=== Data extract ===
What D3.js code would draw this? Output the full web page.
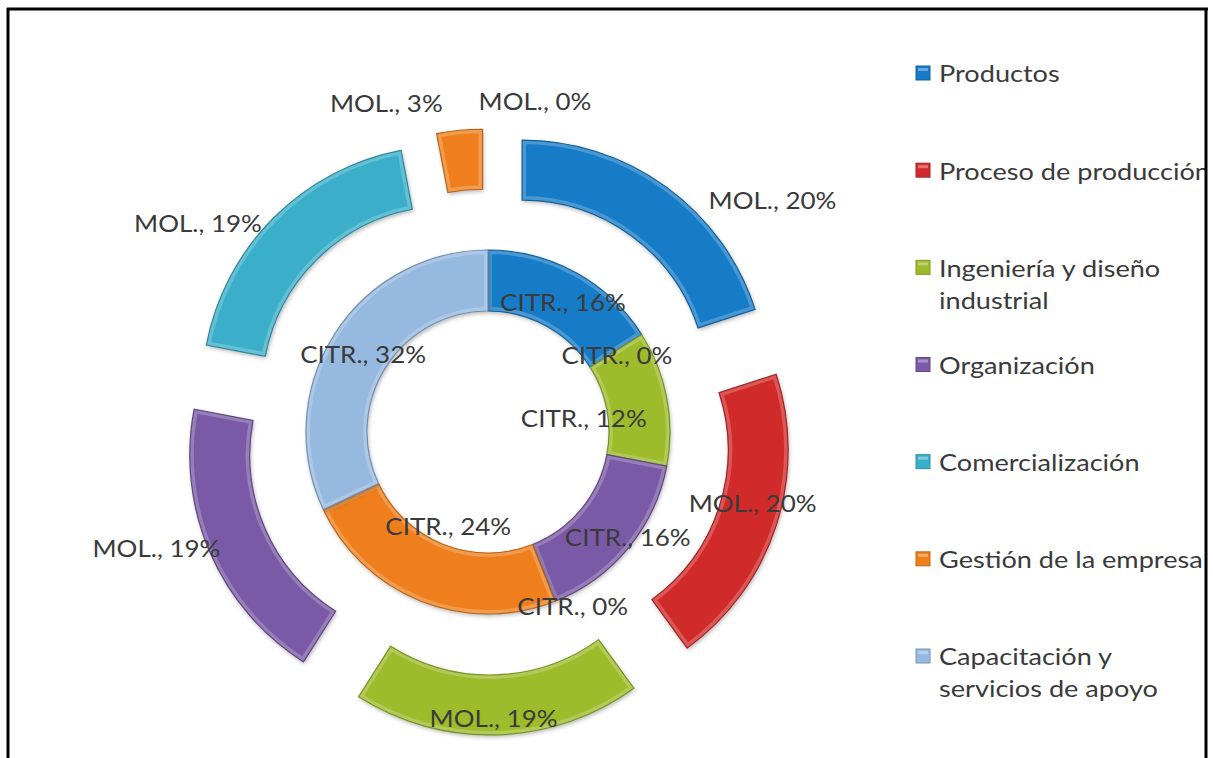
<!DOCTYPE html>
<html>
<head>
<meta charset="utf-8">
<script src="https://cdn.jsdelivr.net/npm/d3@7"></script>
<style>
  html, body { margin: 0; padding: 0; background: #fff; }
  svg { display: block; }
  text { font-family: Lato, "Open Sans", sans-serif; }
</style>
</head>
<body>
<svg id="chart" width="1213" height="758"></svg>
<script>
// Categories (legend order = slice order, clockwise from 12 o'clock)
const categories = [
  "Productos",
  "Proceso de producción",
  "Ingeniería y diseño industrial",
  "Organización",
  "Comercialización",
  "Gestión de la empresa",
  "Capacitación y servicios de apoyo"
];
// Legend text as it wraps in the legend box
const legendLines = [
  ["Productos"],
  ["Proceso de producción"],
  ["Ingeniería y diseño", "industrial"],
  ["Organización"],
  ["Comercialización"],
  ["Gestión de la empresa"],
  ["Capacitación y", "servicios de apoyo"]
];
// Inner ring: CITR. (%)
const citrValues = [16, 0, 12, 16, 0, 24, 32];
// Outer ring: MOL. (%)
const molValues = [20, 20, 19, 19, 19, 3, 0];
const seriesNames = ["CITR.", "MOL."];

const colors = ["#177bc7", "#d12a2a", "#9dbb2b", "#7a5aa6", "#3aafc9", "#ee7f1d", "#96b9e0"];

// Label nudges from each slice centroid (inner ring, then outer ring)
const innerNudge = [[2, 3], [1, 4], [-53, 14], [23, 9], [29, 33], [16, -47], [3, 3]];
const outerNudge = [[124, -11], [5, -13], [-3, 13], [-81, 8], [-97, -16], [-76, -57], [47, -58]];

const svg = d3.select("#chart");
const W = 1213, H = 758;
const cx = 488, cy = 432;
const innerR = [121, 182];
const outerR = [185, 245];
const explode = 58;
const textStretch = 1.13;

const defs = svg.append("defs");
const shadow = defs.append("filter").attr("id", "shadow")
  .attr("x", "-20%").attr("y", "-20%").attr("width", "140%").attr("height", "140%");
shadow.append("feDropShadow").attr("dx", 1).attr("dy", 2).attr("stdDeviation", 2)
  .attr("flood-color", "#000").attr("flood-opacity", 0.3);

const clipChart = defs.append("clipPath").attr("id", "frameClip");
clipChart.append("rect").attr("x", 9).attr("y", 10).attr("width", 1196).attr("height", H - 10);

const pie = d3.pie().sort(null).value(d => d).startAngle(0).endAngle(2 * Math.PI);

const root = svg.append("g").attr("clip-path", "url(#frameClip)");
const chartG = root.append("g").attr("transform", `translate(${cx},${cy})`);

function drawRing(values, radii, explodeDist, name, nudges, key) {
  const arc = d3.arc().innerRadius(radii[0]).outerRadius(radii[1]);
  const arcs = pie(values);
  const g = chartG.append("g");
  arcs.forEach((a, i) => {
    const mid = (a.startAngle + a.endAngle) / 2;
    const ox = Math.sin(mid) * explodeDist, oy = -Math.cos(mid) * explodeDist;
    a.offset = [ox, oy];
    if (a.endAngle - a.startAngle <= 0) return;
    const base = d3.color(colors[i]);
    const sg = g.append("g").attr("transform", `translate(${ox},${oy})`);
    const id = `clip-${key}-${i}`;
    defs.append("clipPath").attr("id", id).append("path").attr("d", arc(a));
    sg.append("path").attr("d", arc(a))
      .attr("fill", base.formatHex())
      .attr("filter", "url(#shadow)");
    // soft bevel: light band just inside the edges
    sg.append("path").attr("d", arc(a))
      .attr("fill", "none")
      .attr("stroke", "#ffffff").attr("stroke-opacity", 0.22).attr("stroke-width", 8)
      .attr("clip-path", `url(#${id})`);
    sg.append("path").attr("d", arc(a))
      .attr("fill", "none")
      .attr("stroke", base.darker(0.7).formatHex()).attr("stroke-width", 1.2);
  });
  return { arc, arcs, name, nudges };
}

const inner = drawRing(citrValues, innerR, 0, seriesNames[0], innerNudge, "in");
const outer = drawRing(molValues, outerR, explode, seriesNames[1], outerNudge, "out");

// Data labels: "series, value%"
[inner, outer].forEach(ring => {
  ring.arcs.forEach((a, i) => {
    const c = ring.arc.centroid(a);
    const x = c[0] + a.offset[0] + ring.nudges[i][0];
    const y = c[1] + a.offset[1] + ring.nudges[i][1];
    chartG.append("text")
      .attr("transform", `translate(${x},${y}) scale(${textStretch},1)`)
      .attr("text-anchor", "middle")
      .attr("dominant-baseline", "central")
      .attr("font-size", 23)
      .attr("fill", "#3a3a3a")
      .text(`${ring.name}, ${a.data}%`);
  });
});

// Legend
const legendY = d3.scalePoint().domain(d3.range(categories.length)).range([73, 656]);
const legend = root.append("g");
categories.forEach((cat, i) => {
  const y = legendY(i);
  const base = d3.color(colors[i]);
  legend.append("rect")
    .attr("x", 916).attr("y", y - 7).attr("width", 14).attr("height", 14)
    .attr("fill", base.formatHex())
    .attr("stroke", base.darker(0.6).formatHex()).attr("stroke-width", 1);
  legend.append("rect")
    .attr("x", 918).attr("y", y - 5).attr("width", 10).attr("height", 3)
    .attr("fill", "#fff").attr("opacity", 0.35);
  legendLines[i].forEach((line, j) => {
    legend.append("text")
      .attr("transform", `translate(939,${y + j * 32}) scale(${textStretch},1)`)
      .attr("dominant-baseline", "central")
      .attr("font-size", 24)
      .attr("fill", "#3a3a3a")
      .text(line);
  });
});

// Frame
const frame = svg.append("g").attr("stroke", "#000").attr("stroke-width", 3);
frame.append("line").attr("x1", 7).attr("x2", 1208).attr("y1", 9).attr("y2", 9);
frame.append("line").attr("x1", 8).attr("x2", 8).attr("y1", 8).attr("y2", H);
frame.append("line").attr("x1", 1206).attr("x2", 1206).attr("y1", 8).attr("y2", H);
</script>
</body>
</html>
===
**What is expected**: Transcribe the material exactly, and leave out whatever pictures it holds.

**Result below**:
What D3.js code would draw this? Output the full web page.
<!DOCTYPE html>
<html>
<head>
<meta charset="utf-8">
<script src="https://cdn.jsdelivr.net/npm/d3@7"></script>
<style>
  html, body { margin: 0; padding: 0; background: #fff; }
  svg { display: block; }
  text { font-family: Lato, "Open Sans", sans-serif; }
</style>
</head>
<body>
<svg id="chart" width="1213" height="758"></svg>
<script>
// Categories (legend order = slice order, clockwise from 12 o'clock)
const categories = [
  "Productos",
  "Proceso de producción",
  "Ingeniería y diseño industrial",
  "Organización",
  "Comercialización",
  "Gestión de la empresa",
  "Capacitación y servicios de apoyo"
];
// Legend text as it wraps in the legend box
const legendLines = [
  ["Productos"],
  ["Proceso de producción"],
  ["Ingeniería y diseño", "industrial"],
  ["Organización"],
  ["Comercialización"],
  ["Gestión de la empresa"],
  ["Capacitación y", "servicios de apoyo"]
];
// Inner ring: CITR. (%)
const citrValues = [16, 0, 12, 16, 0, 24, 32];
// Outer ring: MOL. (%)
const molValues = [20, 20, 19, 19, 19, 3, 0];
const seriesNames = ["CITR.", "MOL."];

const colors = ["#177bc7", "#d12a2a", "#9dbb2b", "#7a5aa6", "#3aafc9", "#ee7f1d", "#96b9e0"];

// Label nudges from each slice centroid (inner ring, then outer ring)
const innerNudge = [[2, 3], [1, 4], [-53, 14], [23, 9], [29, 33], [16, -47], [3, 3]];
const outerNudge = [[124, -11], [5, -13], [-3, 13], [-81, 8], [-97, -16], [-76, -57], [47, -58]];

const svg = d3.select("#chart");
const W = 1213, H = 758;
const cx = 488, cy = 432;
const innerR = [121, 182];
const outerR = [185, 245];
const explode = 58;
const textStretch = 1.13;

const defs = svg.append("defs");
const shadow = defs.append("filter").attr("id", "shadow")
  .attr("x", "-20%").attr("y", "-20%").attr("width", "140%").attr("height", "140%");
shadow.append("feDropShadow").attr("dx", 1).attr("dy", 2).attr("stdDeviation", 2)
  .attr("flood-color", "#000").attr("flood-opacity", 0.3);

const clipChart = defs.append("clipPath").attr("id", "frameClip");
clipChart.append("rect").attr("x", 9).attr("y", 10).attr("width", 1196).attr("height", H - 10);

const pie = d3.pie().sort(null).value(d => d).startAngle(0).endAngle(2 * Math.PI);

const root = svg.append("g").attr("clip-path", "url(#frameClip)");
const chartG = root.append("g").attr("transform", `translate(${cx},${cy})`);

function drawRing(values, radii, explodeDist, name, nudges, key) {
  const arc = d3.arc().innerRadius(radii[0]).outerRadius(radii[1]);
  const arcs = pie(values);
  const g = chartG.append("g");
  arcs.forEach((a, i) => {
    const mid = (a.startAngle + a.endAngle) / 2;
    const ox = Math.sin(mid) * explodeDist, oy = -Math.cos(mid) * explodeDist;
    a.offset = [ox, oy];
    if (a.endAngle - a.startAngle <= 0) return;
    const base = d3.color(colors[i]);
    const sg = g.append("g").attr("transform", `translate(${ox},${oy})`);
    const id = `clip-${key}-${i}`;
    defs.append("clipPath").attr("id", id).append("path").attr("d", arc(a));
    sg.append("path").attr("d", arc(a))
      .attr("fill", base.formatHex())
      .attr("filter", "url(#shadow)");
    // soft bevel: light band just inside the edges
    sg.append("path").attr("d", arc(a))
      .attr("fill", "none")
      .attr("stroke", "#ffffff").attr("stroke-opacity", 0.22).attr("stroke-width", 8)
      .attr("clip-path", `url(#${id})`);
    sg.append("path").attr("d", arc(a))
      .attr("fill", "none")
      .attr("stroke", base.darker(0.7).formatHex()).attr("stroke-width", 1.2);
  });
  return { arc, arcs, name, nudges };
}

const inner = drawRing(citrValues, innerR, 0, seriesNames[0], innerNudge, "in");
const outer = drawRing(molValues, outerR, explode, seriesNames[1], outerNudge, "out");

// Data labels: "series, value%"
[inner, outer].forEach(ring => {
  ring.arcs.forEach((a, i) => {
    const c = ring.arc.centroid(a);
    const x = c[0] + a.offset[0] + ring.nudges[i][0];
    const y = c[1] + a.offset[1] + ring.nudges[i][1];
    chartG.append("text")
      .attr("transform", `translate(${x},${y}) scale(${textStretch},1)`)
      .attr("text-anchor", "middle")
      .attr("dominant-baseline", "central")
      .attr("font-size", 23)
      .attr("fill", "#3a3a3a")
      .text(`${ring.name}, ${a.data}%`);
  });
});

// Legend
const legendY = d3.scalePoint().domain(d3.range(categories.length)).range([73, 656]);
const legend = root.append("g");
categories.forEach((cat, i) => {
  const y = legendY(i);
  const base = d3.color(colors[i]);
  legend.append("rect")
    .attr("x", 916).attr("y", y - 7).attr("width", 14).attr("height", 14)
    .attr("fill", base.formatHex())
    .attr("stroke", base.darker(0.6).formatHex()).attr("stroke-width", 1);
  legend.append("rect")
    .attr("x", 918).attr("y", y - 5).attr("width", 10).attr("height", 3)
    .attr("fill", "#fff").attr("opacity", 0.35);
  legendLines[i].forEach((line, j) => {
    legend.append("text")
      .attr("transform", `translate(939,${y + j * 32}) scale(${textStretch},1)`)
      .attr("dominant-baseline", "central")
      .attr("font-size", 24)
      .attr("fill", "#3a3a3a")
      .text(line);
  });
});

// Frame
const frame = svg.append("g").attr("stroke", "#000").attr("stroke-width", 3);
frame.append("line").attr("x1", 7).attr("x2", 1208).attr("y1", 9).attr("y2", 9);
frame.append("line").attr("x1", 8).attr("x2", 8).attr("y1", 8).attr("y2", H);
frame.append("line").attr("x1", 1206).attr("x2", 1206).attr("y1", 8).attr("y2", H);
</script>
</body>
</html>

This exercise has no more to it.